EPA scout plane on lookout for toxic chemicals at GOP convention
Agency teams with Army on airborne detection system deployed for high-profile events.
The massive effort to protect the GOP convention has meant bringing in special units from some surprising places -- including a scout plane belonging to the Environmental Protection Agency.
What's the EPA doing in the counter-terrorism business, let alone in the air? The answer is that a toxic chemical doesn't care whether it is released by terrorists or by accident, and that the best way to track such choking poisons is from high, high above.
Ten years ago, a chemical plant exploded outside of Sioux City, Iowa, killing four people and forcing the evacuation of 4,000 residents in a wide swath of Iowa and Nebraska.
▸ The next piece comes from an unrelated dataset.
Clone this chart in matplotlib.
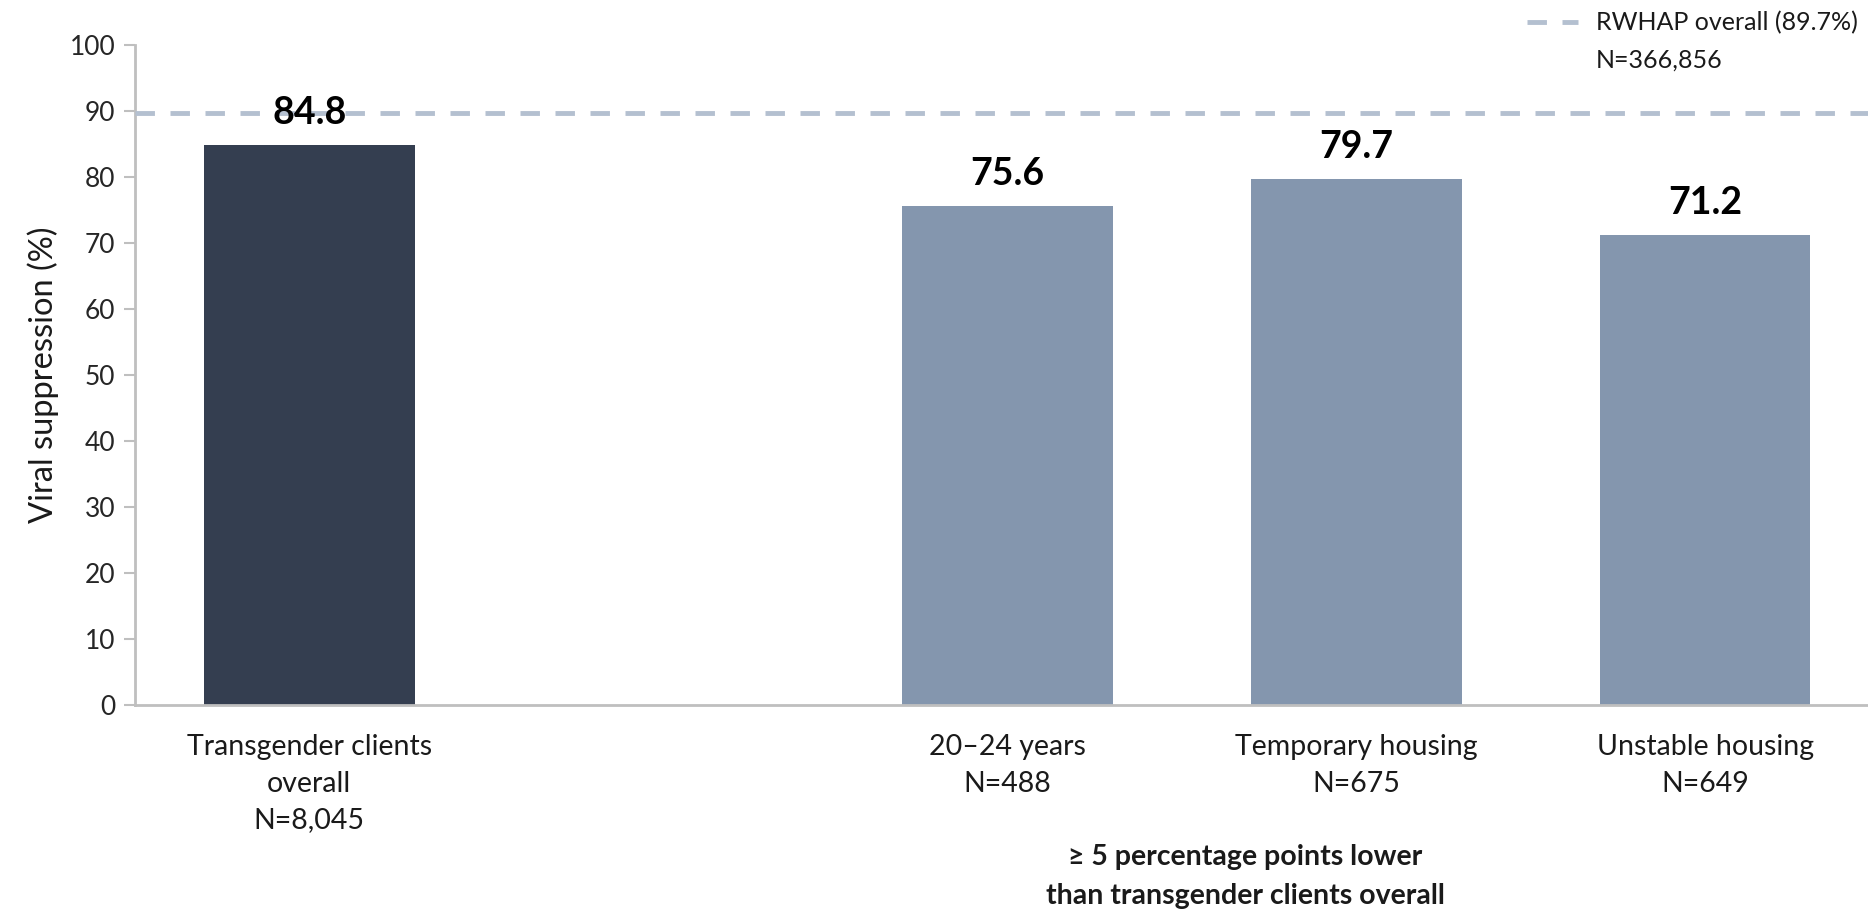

Hazardous-materials teams struggled to track the drifting cloud of ammonia without endangering themselves.
"We spent a lot of time running around in vehicles with handheld monitors, often running into the chemical," said Gary Brown, emergency management coordinator for Woodbury County, Iowa, which includes Sioux City.
One of Brown's helpers in 1994, EPA official Mark Thomas, recalled, "I said to myself: There's got to be a better way of doing this."
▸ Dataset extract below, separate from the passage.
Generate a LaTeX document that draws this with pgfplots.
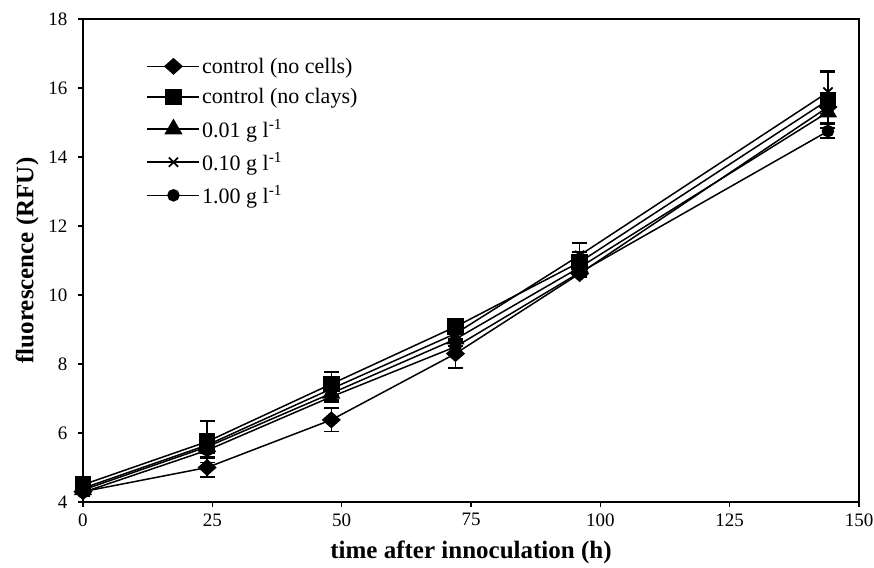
\documentclass[border=0pt]{standalone}
\usepackage{fontspec}
\setmainfont{Liberation Serif}
\usepackage{pgfplots}
\pgfplotsset{compat=1.18}
\begin{document}
\begin{tikzpicture}
\begin{axis}[
  scale only axis,
  width=776bp, height=483bp,
  xmin=0, xmax=150, ymin=4, ymax=18,
  xtick={0,25,50,75,100,125,150},
  ytick={4,6,8,10,12,14,16,18},
  xtick pos=bottom, ytick pos=left,
  tick align=outside,
  major tick length=5bp,
  axis line style={line width=1.8bp},
  every tick/.style={line width=1.3bp, black},
  /pgf/number format/assume math mode=true,
  tick label style={font=\fontsize{19bp}{21bp}\selectfont},
  xticklabel style={yshift=-3bp},
  yticklabel style={xshift=-7bp},
  xlabel={\textbf{time after innoculation (h)}},
  ylabel={\textbf{fluorescence (RFU)}},
  label style={font=\fontsize{25bp}{27bp}\selectfont},
  xlabel style={yshift=-8bp},
  ylabel style={yshift=3bp},
  legend cell align=left,
  legend style={draw=none, fill=none, at={(0.078,0.928)}, anchor=north west,
     font=\fontsize{22bp}{24bp}\selectfont, row sep=10bp,
     /tikz/every even column/.append style={column sep=2bp}},
  legend image code/.code={
     \draw[mark repeat=2,mark phase=2,line width=1.5bp,#1] plot coordinates {(0bp,0bp)(26bp,0bp)(52bp,0bp)};},
  error bars/error bar style={line width=1.5bp, black},
  error bars/error mark options={rotate=90, mark size=7.5bp, line width=1.5bp, black},
]
\addplot[black, line width=1.5bp, mark=diamond*, mark size=7.5bp, mark options={solid, fill=black, xscale=1.5},
  error bars/.cd, y dir=both, y explicit]
  coordinates {(0,4.3)+-(0,0.1) (24,5.0)+-(0,0.28) (48,6.38)+-(0,0.34) (72,8.3)+-(0,0.42) (96,10.62)+-(0,0.1) (144,15.45)+-(0,0.25)};
\addlegendentry{control (no cells)}
\addplot[black, line width=1.5bp, mark=square*, mark size=7.5bp, mark options={solid, fill=black},
  error bars/.cd, y dir=both, y explicit]
  coordinates {(0,4.5)+-(0,0.15) (24,5.75)+-(0,0.6) (48,7.42)+-(0,0.35) (72,9.08)+-(0,0.12) (96,10.95)+-(0,0.3) (144,15.65)+-(0,0.81)};
\addlegendentry{control (no clays)}
\addplot[black, line width=1.5bp, mark=triangle*, mark size=9bp, mark options={solid, fill=black},
  error bars/.cd, y dir=both, y explicit]
  coordinates {(0,4.35)+-(0,0.1) (24,5.6)+-(0,0.2) (48,7.15)+-(0,0.2) (72,8.72)+-(0,0.2) (96,10.8)+-(0,0.2) (144,15.3)+-(0,0.3)};
\addlegendentry{0.01 g l\textsuperscript{-1}}
\addplot[black, line width=1.5bp, mark=x, mark size=6.5bp, mark options={solid, line width=1.8bp},
  error bars/.cd, y dir=both, y explicit]
  coordinates {(0,4.4)+-(0,0.1) (24,5.65)+-(0,0.2) (48,7.28)+-(0,0.2) (72,8.88)+-(0,0.2) (96,11.15)+-(0,0.35) (144,15.88)+-(0,0.62)};
\addlegendentry{0.10 g l\textsuperscript{-1}}
\addplot[black, line width=1.5bp, mark=*, mark size=5.5bp, mark options={solid, fill=black},
  error bars/.cd, y dir=both, y explicit]
  coordinates {(0,4.28)+-(0,0.1) (24,5.5)+-(0,0.2) (48,7.05)+-(0,0.15) (72,8.5)+-(0,0.2) (96,10.65)+-(0,0.15) (144,14.75)+-(0,0.2)};
\addlegendentry{1.00 g l\textsuperscript{-1}}
\end{axis}
\pgfresetboundingbox
\path[use as bounding box] ([shift={(-83bp,-66bp)}]current axis.south west) rectangle ([shift={(15bp,19bp)}]current axis.north east);
\end{tikzpicture}
\end{document}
Two months later, he came across an Army program to build an airborne chemical detector. With the Army providing the technology, Brown contributing the local users' perspective, and the EPA footing the bill -- about $500,000 a year -- Thomas put together a program called ASPECT (short for Airborne Spectral Photometric Environmental Collection Technology). Thomas is now the ASPECT director.
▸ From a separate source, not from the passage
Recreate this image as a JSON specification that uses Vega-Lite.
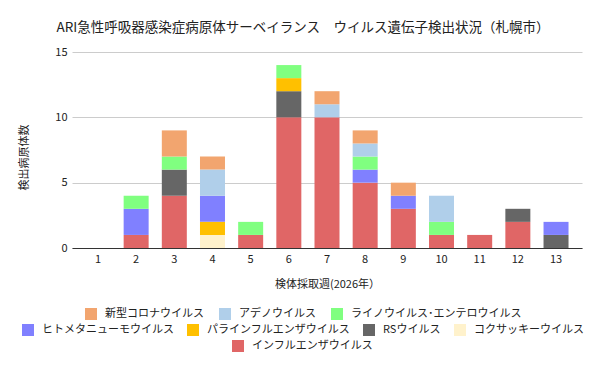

ASPECT's array of sensors and analysis software are mounted on a twin-propeller Aero Commander 680; the equipment allows the three-person crew to map the location of a toxic cloud and to determine its composition. The system can download data to a wide range of wireless networks but, if necessary, it can also parachute a special terminal to first responders on the ground.
Since ASPECT became operational in April 2001, it has been deployed 36 times, on missions ranging from a chlorine-spilling train derailment near San Antonio, to the 2002 Olympic Games, to the crash of the space shuttle Columbia (with its release of toxic fuel). Normally based outside of Dallas, the aircraft has been sent to both of this year's political conventions. It is currently standing by at an area airfield near New York City; Thomas asked that the location not be disclosed.
While he obviously hopes there will be no need for ASPECT at the convention, Thomas also hopes that the mission will garner attention -- and funding -- for the next phase of the program: equipping five more aircraft to provide rapid-response coverage for chemical accidents or attacks anywhere in the country.